Reference : Sur un hydrate de soufre
Scientific journals : Article
Physical, chemical, mathematical & earth Sciences : Chemistry
Sur un hydrate de soufre
[en] A Hydrate of Sulfur
Spring, Walthère [Université de Liège - ULiège]
Recueil des Travaux Chimiques des Pays-Bas et de la Belgique
[en] Hydrate of sulfur
[fr] Hydrate de soufre
[en] Spring, W. Recueil des Travaux Chimiques des Pays-Bas (1906), 25, 253-9 ; SciFinder (Chemical Abstracts Service: Columbus, OH); (accessed July 8, 2010).

The sulphur which is formed together with polythionic acids when hydrogen sulphide and sulphur dioxide react in aqueous solution is a mixture of soluble sulphur and a definite hydrate, S8,H2O, and not a new allotropic form of sulphur, "sulphur δ", as described by Debus (Chem.
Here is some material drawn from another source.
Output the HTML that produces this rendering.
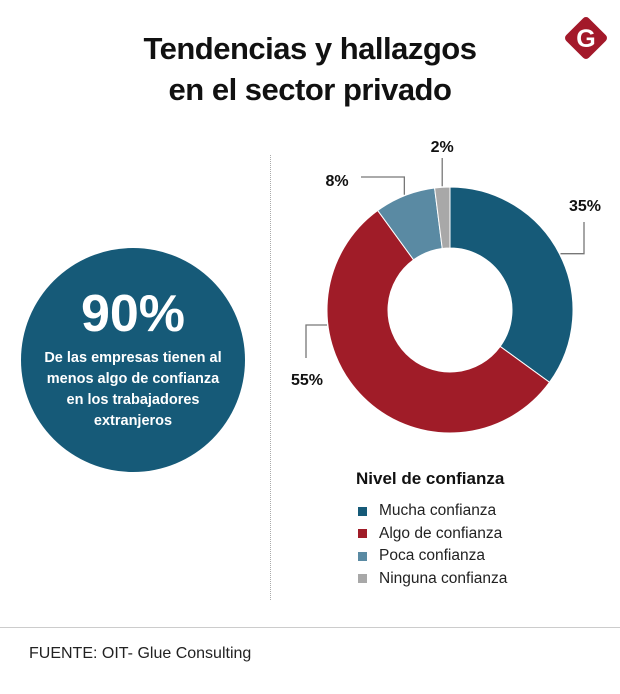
<!DOCTYPE html>
<html><head><meta charset="utf-8"><style>
body{margin:0;width:620px;height:694px;background:#fff;font-family:"Liberation Sans",sans-serif;overflow:hidden;position:relative}
.t{position:absolute}
</style></head><body>
<div class="t" style="left:0;width:620px;top:28px;text-align:center;font-weight:bold;font-size:31px;line-height:41px;color:#111;letter-spacing:-0.5px">Tendencias y hallazgos<br>en el sector privado</div>
<svg class="t" style="left:560px;top:12px" width="52" height="52" viewBox="0 0 52 52"><rect x="10" y="10" width="32" height="32" rx="4" transform="rotate(45 26 26)" fill="#a3192a"/><text x="26" y="35" text-anchor="middle" font-family="Liberation Sans" font-weight="bold" font-size="25" fill="#fff">G</text></svg>
<div class="t" style="left:270px;top:155px;height:445px;border-left:1px dotted #aaa"></div>
<div class="t" style="left:21px;top:248px;width:224px;height:224px;border-radius:50%;background:#165a78;color:#fff;text-align:center">
<div style="font-weight:bold;font-size:52px;margin-top:38px;line-height:56px">90%</div>
<div style="font-weight:bold;font-size:14.5px;line-height:21px;margin-top:6px">De las empresas tienen al<br>menos algo de confianza<br>en los trabajadores<br>extranjeros</div></div>
<svg id="c" class="t" style="left:0;top:0" width="620" height="694"></svg>
<div class="t" style="left:356px;top:469px;font-weight:bold;font-size:17px;color:#111">Nivel de confianza</div>
<div id="leg" class="t" style="left:358px;top:500px;font-size:15.5px;color:#222"></div>
<div class="t" style="left:0;top:627px;width:620px;border-top:1px solid #ccc"></div>
<div class="t" style="left:29px;top:645px;font-size:16px;color:#222">FUENTE: OIT- Glue Consulting</div>
<script>
const categories=["Mucha confianza","Algo de confianza","Poca confianza","Ninguna confianza"];
const values=[35,55,8,2];
const labels=["35%","55%","8%","2%"];
const colors=["#165a78","#a01c28","#5a8aa3","#a8a8a8"];
const svg=document.getElementById('c'),NS="http://www.w3.org/2000/svg";
const cx=450,cy=310,R=123,r=62;
const total=values.reduce((a,b)=>a+b,0);
function pt(a,rad){return [cx+rad*Math.sin(a),cy-rad*Math.cos(a)];}
let a0=0;
values.forEach((v,i)=>{
 const a1=a0+v/total*2*Math.PI,lg=(a1-a0)>Math.PI?1:0;
 const p1=pt(a0,R),p2=pt(a1,R),p3=pt(a1,r),p4=pt(a0,r);
 const p=document.createElementNS(NS,'path');
 p.setAttribute('d',`M${p1}A${R},${R} 0 ${lg} 1 ${p2}L${p3}A${r},${r} 0 ${lg} 0 ${p4}Z`);
 p.setAttribute('fill',colors[i]);p.setAttribute('stroke','#fff');p.setAttribute('stroke-width','1');
 
 
 svg.appendChild(p);
 const mid=(a0+a1)/2,e=pt(mid,R+1);
 let d,lx,ly;
 if(i===0){d=`M${e}H584V222`;lx=585;ly=211;}
 else if(i===1){d=`M327,325H306V358`;lx=307;ly=385;}
 else if(i===2){d=`M${e[0]},${e[1]}V177H361`;lx=337;ly=186;}
 else {d=`M${e[0]},${e[1]}V158`;lx=e[0];ly=152;}
 const l=document.createElementNS(NS,'path');
 l.setAttribute('d',d);l.setAttribute('fill','none');l.setAttribute('stroke','#777');l.setAttribute('stroke-width','1.3');
 
 
 svg.appendChild(l);
 const t=document.createElementNS(NS,'text');
 t.setAttribute('x',lx);t.setAttribute('y',ly);t.setAttribute('text-anchor','middle');
 t.setAttribute('font-family','Liberation Sans');t.setAttribute('font-weight','bold');t.setAttribute('font-size','16');t.setAttribute('fill','#111');
 t.textContent=labels[i];
 
 
 svg.appendChild(t);
 a0=a1;
});
const leg=document.getElementById('leg');
categories.forEach((c,i)=>{
 const d=document.createElement('div');
 d.style.cssText='height:22.5px;display:flex;align-items:center';
 d.innerHTML=`<span style="width:9px;height:9px;background:${colors[i]};margin-right:12px;display:inline-block"></span>${c}`;
 
 
 leg.appendChild(d);
});
</script>
</body></html>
News, 1888, 57, 87). In order to separate the hydrate from the soluble sulphur, the mixed precipitate in washed by dialysis until it is neutral to litmus, and dried in a vacuum at the ordinary temperature until the weight is constant; the yellow mass thus obtained is powdered, sifted through silk, again dried in a vacuum, and finally extracted with carbon disulphide, which dissolves 51.6 per cent. of the total mass. The residual sulphur hydrate, S8,H2O, when compressed into cylinders, has a sp. gr. 1.9385 at 19°/4°, loses its water at 80°, and has a slight vapour pressure at the ordinary temperature, the powdered substance losing 2.41 per cent. and the compressed substance 1.33 per cent. when kept over sulphuric acid for 205 days. The partially dried powder contains 3.1 per cent. and the compressed substance 5.8 per cent. of sulphur soluble in carbon disulphide. If, however, the hydrate consisted of octahedral sulphur combined with water, the amount of soluble sulphur in the partially dried powder would be 35.186 per cent.; it is probable, therefore, that the hydrate is derived from an amorphous unstable variety of sulphur which is transformed slowly under ordinary conditions, and more rapidly under pressure, into soluble sulphur.